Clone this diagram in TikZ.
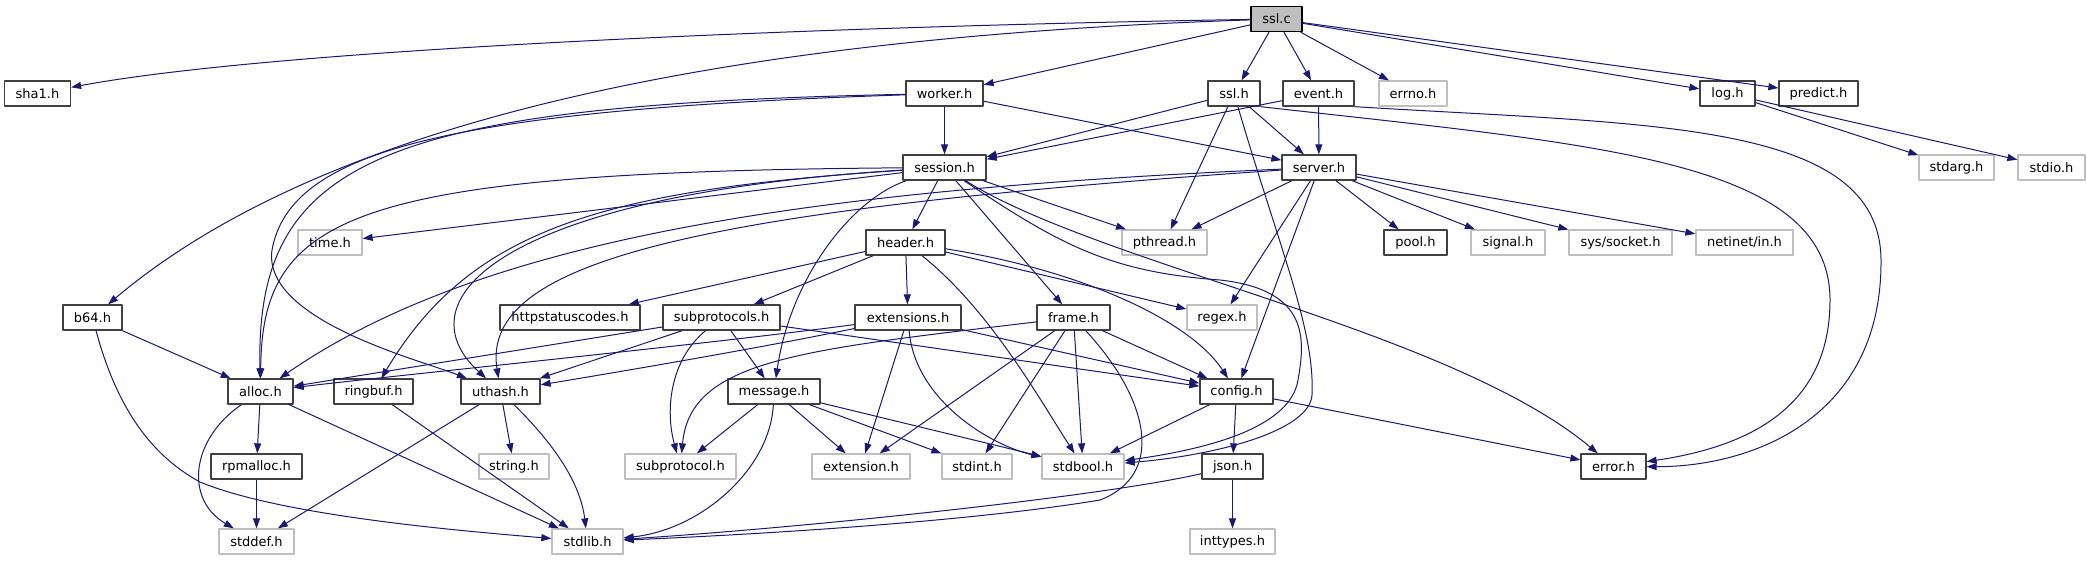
\documentclass[tikz,border=0pt]{standalone}
\usepackage{fontspec}
\setmainfont{DejaVu Sans}
\usetikzlibrary{arrows.meta}
\definecolor{edgeblue}{HTML}{191970}
\definecolor{docgray}{HTML}{404040}
\definecolor{sysgray}{HTML}{BFBFBF}
\begin{document}
\begin{tikzpicture}[x=1pt,y=1pt,line join=round,>={Triangle[length=10pt,width=7pt]}]
	\tikzset{every node/.style={minimum height=25pt,inner xsep=3pt,inner ysep=0pt,line width=1.3pt,fill=white,font=\fontsize{13}{15}\selectfont},
		doc/.style={draw=docgray},
		sys/.style={draw=sysgray},
		dep/.style={->,draw=edgeblue,line width=1pt}}
	\useasboundingbox (0,0) rectangle (2087,-560);
	\node[draw=black,fill=sysgray,minimum width=51] (sslc) at (1276.5,-19) {ssl.c};
	\foreach \n/\x/\y/\w/\txt in {sha1/37.5/93.5/66/sha1.h, worker/944.5/93.5/77/worker.h,
		sslh/1234/93.5/52/ssl.h, event/1318.5/93.5/71/event.h, log/1727.5/93.5/55/log.h,
		predict/1818.5/93.5/79/predict.h, session/944.5/167.5/83/session.h,
		server/1319/167.5/74/server.h, header/905.5/242.5/79/header.h, pool/1415.5/242.5/63/pool.h,
		b64/92.5/317.5/59/b64.h, httpstatus/570/317.5/140/httpstatuscodes.h,
		subprotocols/721.5/317.5/117/subprotocols.h, extensions/908/317.5/106/extensions.h,
		frame/1073.5/317.5/73/frame.h, alloc/260.5/391.5/65/alloc.h, ringbuf/373.5/391.5/79/ringbuf.h,
		uthash/500.5/391.5/79/uthash.h, message/774/391.5/92/message.h, config/1236.5/391.5/73/config.h,
		rpmalloc/256.5/466.5/91/rpmalloc.h, json/1232.5/466.5/61/json.h, errorh/1613.5/466.5/65/error.h}
	\node[doc,minimum width=\w] (\n) at (\x,-\y) {\txt};
	\foreach \n/\x/\y/\w/\txt in {errno/1413/93.5/68/errno.h, stdarg/1956.5/167.5/75/stdarg.h,
		stdio/2051.5/167.5/67/stdio.h, time/330/242.5/64/time.h, pthread/1164.5/242.5/85/pthread.h,
		signal/1508/242.5/74/signal.h, socket/1620.5/242.5/103/{sys/socket.h},
		netinet/1744.5/242.5/97/{netinet/in.h}, regex/1222/317.5/70/regex.h, string/514/466.5/70/string.h,
		subprotocol/680.5/466.5/111/subprotocol.h, extension/861/466.5/98/extension.h,
		stdint/977/466.5/70/stdint.h, stdbool/1083/466.5/82/stdbool.h, stddef/256.5/541.5/75/stddef.h,
		stdlib/587.5/541.5/71/stdlib.h, inttypes/1232.5/541.5/85/inttypes.h}
	\node[sys,minimum width=\w] (\n) at (\x,-\y) {\txt};
	\foreach \a/\b in {sslc/worker, sslc/sslh, sslc/event, sslc/errno, sslc/log, sslc/predict,
		worker/session, worker/server, sslh/session, sslh/server, sslh/pthread, event/session,
		event/server, log/stdarg, log/stdio, session/header, session/frame, session/pthread,
		session/time, server/pthread, server/regex, server/config, server/pool, server/signal,
		server/socket, server/netinet, header/httpstatus, header/subprotocols, header/extensions,
		header/regex, subprotocols/alloc, subprotocols/uthash, subprotocols/message,
		subprotocols/config, extensions/extension, extensions/config, frame/extension, frame/stdint,
		frame/stdbool, frame/config, message/subprotocol, message/extension, message/stdint,
		message/stdbool, config/stdbool, config/json, config/errorh, json/inttypes, alloc/rpmalloc,
		alloc/stdlib, rpmalloc/stddef, ringbuf/stdlib, uthash/stddef, uthash/string, b64/alloc}
	\draw[dep] (\a) -- (\b);
	\draw[dep] (sslc) .. controls (900,-25) and (300,-45) .. (sha1);
	\draw[dep] (sslc) .. controls (800,-35) and (350,-100) .. (b64);
	\draw[dep] (worker) .. controls (380,-105) and (255,-160) .. (alloc);
	\draw[dep] (worker) .. controls (450,-110) and (290,-150) .. (272,-250) .. controls (262,-320) and (420,-360) .. (uthash);
	\draw[dep] (session) .. controls (350,-172) and (262,-215) .. (alloc);
	\draw[dep] (session) .. controls (600,-190) and (470,-230) .. (ringbuf);
	\draw[dep] (session) .. controls (500,-195) and (400,-300) .. (uthash);
	\draw[dep] (server) .. controls (800,-190) and (480,-240) .. (alloc);
	\draw[dep] (server) .. controls (700,-210) and (480,-260) .. (uthash);
	\draw[dep] (session) .. controls (850,-200) and (790,-280) .. (message);
	\draw[dep] (session) .. controls (1060,-245) and (1110,-272) .. (1220,-280) .. controls (1310,-290) and (1305,-340) .. (1298,-380) .. controls (1290,-430) and (1200,-450) .. (stdbool);
	\draw[dep] (session) .. controls (1100,-265) and (1450,-330) .. (errorh);
	\draw[dep] (sslh) .. controls (1280,-250) and (1315,-330) .. (1312,-395) .. controls (1310,-430) and (1220,-455) .. (stdbool);
	\draw[dep] (sslh.south east) .. controls (1600,-145) and (1830,-160) .. (1830,-300) .. controls (1830,-400) and (1760,-445) .. (errorh);
	\draw[dep] (event.south east) .. controls (1650,-125) and (1880,-120) .. (1881,-260) .. controls (1882,-420) and (1750,-467) .. (errorh);
	\draw[dep] (header) .. controls (1080,-270) and (1190,-320) .. (config);
	\draw[dep] (header) .. controls (990,-310) and (1040,-400) .. (stdbool);
	\draw[dep] (subprotocols) .. controls (670,-360) and (665,-410) .. (subprotocol);
	\draw[dep] (extensions) .. controls (700,-345) and (400,-375) .. (alloc);
	\draw[dep] (extensions) .. controls (750,-350) and (600,-375) .. (uthash);
	\draw[dep] (extensions) .. controls (915,-400) and (990,-445) .. (stdbool);
	\draw[dep] (frame) .. controls (800,-350) and (690,-360) .. (subprotocol);
	\draw[dep] (frame) .. controls (1150,-400) and (1165,-475) .. (1100,-500) .. controls (950,-525) and (700,-537) .. (stdlib);
	\draw[dep] (message) .. controls (770,-470) and (700,-530) .. (stdlib);
	\draw[dep] (json) .. controls (1100,-497) and (800,-528) .. (stdlib);
	\draw[dep] (alloc) .. controls (190,-440) and (185,-500) .. (stddef);
	\draw[dep] (uthash) .. controls (550,-440) and (580,-480) .. (stdlib);
	\draw[dep] (b64) .. controls (120,-420) and (160,-460) .. (200,-482) .. controls (280,-515) and (450,-530) .. (stdlib);
\end{tikzpicture}
\end{document}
——
* [Stated task] Reproduce the data word for word, excluding its pictures.

* [Result of this task]
Clone this diagram in TikZ.
\documentclass[tikz,border=0pt]{standalone}
\usepackage{fontspec}
\setmainfont{DejaVu Sans}
\usetikzlibrary{arrows.meta}
\definecolor{edgeblue}{HTML}{191970}
\definecolor{docgray}{HTML}{404040}
\definecolor{sysgray}{HTML}{BFBFBF}
\begin{document}
\begin{tikzpicture}[x=1pt,y=1pt,line join=round,>={Triangle[length=10pt,width=7pt]}]
	\tikzset{every node/.style={minimum height=25pt,inner xsep=3pt,inner ysep=0pt,line width=1.3pt,fill=white,font=\fontsize{13}{15}\selectfont},
		doc/.style={draw=docgray},
		sys/.style={draw=sysgray},
		dep/.style={->,draw=edgeblue,line width=1pt}}
	\useasboundingbox (0,0) rectangle (2087,-560);
	\node[draw=black,fill=sysgray,minimum width=51] (sslc) at (1276.5,-19) {ssl.c};
	\foreach \n/\x/\y/\w/\txt in {sha1/37.5/93.5/66/sha1.h, worker/944.5/93.5/77/worker.h,
		sslh/1234/93.5/52/ssl.h, event/1318.5/93.5/71/event.h, log/1727.5/93.5/55/log.h,
		predict/1818.5/93.5/79/predict.h, session/944.5/167.5/83/session.h,
		server/1319/167.5/74/server.h, header/905.5/242.5/79/header.h, pool/1415.5/242.5/63/pool.h,
		b64/92.5/317.5/59/b64.h, httpstatus/570/317.5/140/httpstatuscodes.h,
		subprotocols/721.5/317.5/117/subprotocols.h, extensions/908/317.5/106/extensions.h,
		frame/1073.5/317.5/73/frame.h, alloc/260.5/391.5/65/alloc.h, ringbuf/373.5/391.5/79/ringbuf.h,
		uthash/500.5/391.5/79/uthash.h, message/774/391.5/92/message.h, config/1236.5/391.5/73/config.h,
		rpmalloc/256.5/466.5/91/rpmalloc.h, json/1232.5/466.5/61/json.h, errorh/1613.5/466.5/65/error.h}
	\node[doc,minimum width=\w] (\n) at (\x,-\y) {\txt};
	\foreach \n/\x/\y/\w/\txt in {errno/1413/93.5/68/errno.h, stdarg/1956.5/167.5/75/stdarg.h,
		stdio/2051.5/167.5/67/stdio.h, time/330/242.5/64/time.h, pthread/1164.5/242.5/85/pthread.h,
		signal/1508/242.5/74/signal.h, socket/1620.5/242.5/103/{sys/socket.h},
		netinet/1744.5/242.5/97/{netinet/in.h}, regex/1222/317.5/70/regex.h, string/514/466.5/70/string.h,
		subprotocol/680.5/466.5/111/subprotocol.h, extension/861/466.5/98/extension.h,
		stdint/977/466.5/70/stdint.h, stdbool/1083/466.5/82/stdbool.h, stddef/256.5/541.5/75/stddef.h,
		stdlib/587.5/541.5/71/stdlib.h, inttypes/1232.5/541.5/85/inttypes.h}
	\node[sys,minimum width=\w] (\n) at (\x,-\y) {\txt};
	\foreach \a/\b in {sslc/worker, sslc/sslh, sslc/event, sslc/errno, sslc/log, sslc/predict,
		worker/session, worker/server, sslh/session, sslh/server, sslh/pthread, event/session,
		event/server, log/stdarg, log/stdio, session/header, session/frame, session/pthread,
		session/time, server/pthread, server/regex, server/config, server/pool, server/signal,
		server/socket, server/netinet, header/httpstatus, header/subprotocols, header/extensions,
		header/regex, subprotocols/alloc, subprotocols/uthash, subprotocols/message,
		subprotocols/config, extensions/extension, extensions/config, frame/extension, frame/stdint,
		frame/stdbool, frame/config, message/subprotocol, message/extension, message/stdint,
		message/stdbool, config/stdbool, config/json, config/errorh, json/inttypes, alloc/rpmalloc,
		alloc/stdlib, rpmalloc/stddef, ringbuf/stdlib, uthash/stddef, uthash/string, b64/alloc}
	\draw[dep] (\a) -- (\b);
	\draw[dep] (sslc) .. controls (900,-25) and (300,-45) .. (sha1);
	\draw[dep] (sslc) .. controls (800,-35) and (350,-100) .. (b64);
	\draw[dep] (worker) .. controls (380,-105) and (255,-160) .. (alloc);
	\draw[dep] (worker) .. controls (450,-110) and (290,-150) .. (272,-250) .. controls (262,-320) and (420,-360) .. (uthash);
	\draw[dep] (session) .. controls (350,-172) and (262,-215) .. (alloc);
	\draw[dep] (session) .. controls (600,-190) and (470,-230) .. (ringbuf);
	\draw[dep] (session) .. controls (500,-195) and (400,-300) .. (uthash);
	\draw[dep] (server) .. controls (800,-190) and (480,-240) .. (alloc);
	\draw[dep] (server) .. controls (700,-210) and (480,-260) .. (uthash);
	\draw[dep] (session) .. controls (850,-200) and (790,-280) .. (message);
	\draw[dep] (session) .. controls (1060,-245) and (1110,-272) .. (1220,-280) .. controls (1310,-290) and (1305,-340) .. (1298,-380) .. controls (1290,-430) and (1200,-450) .. (stdbool);
	\draw[dep] (session) .. controls (1100,-265) and (1450,-330) .. (errorh);
	\draw[dep] (sslh) .. controls (1280,-250) and (1315,-330) .. (1312,-395) .. controls (1310,-430) and (1220,-455) .. (stdbool);
	\draw[dep] (sslh.south east) .. controls (1600,-145) and (1830,-160) .. (1830,-300) .. controls (1830,-400) and (1760,-445) .. (errorh);
	\draw[dep] (event.south east) .. controls (1650,-125) and (1880,-120) .. (1881,-260) .. controls (1882,-420) and (1750,-467) .. (errorh);
	\draw[dep] (header) .. controls (1080,-270) and (1190,-320) .. (config);
	\draw[dep] (header) .. controls (990,-310) and (1040,-400) .. (stdbool);
	\draw[dep] (subprotocols) .. controls (670,-360) and (665,-410) .. (subprotocol);
	\draw[dep] (extensions) .. controls (700,-345) and (400,-375) .. (alloc);
	\draw[dep] (extensions) .. controls (750,-350) and (600,-375) .. (uthash);
	\draw[dep] (extensions) .. controls (915,-400) and (990,-445) .. (stdbool);
	\draw[dep] (frame) .. controls (800,-350) and (690,-360) .. (subprotocol);
	\draw[dep] (frame) .. controls (1150,-400) and (1165,-475) .. (1100,-500) .. controls (950,-525) and (700,-537) .. (stdlib);
	\draw[dep] (message) .. controls (770,-470) and (700,-530) .. (stdlib);
	\draw[dep] (json) .. controls (1100,-497) and (800,-528) .. (stdlib);
	\draw[dep] (alloc) .. controls (190,-440) and (185,-500) .. (stddef);
	\draw[dep] (uthash) .. controls (550,-440) and (580,-480) .. (stdlib);
	\draw[dep] (b64) .. controls (120,-420) and (160,-460) .. (200,-482) .. controls (280,-515) and (450,-530) .. (stdlib);
\end{tikzpicture}
\end{document}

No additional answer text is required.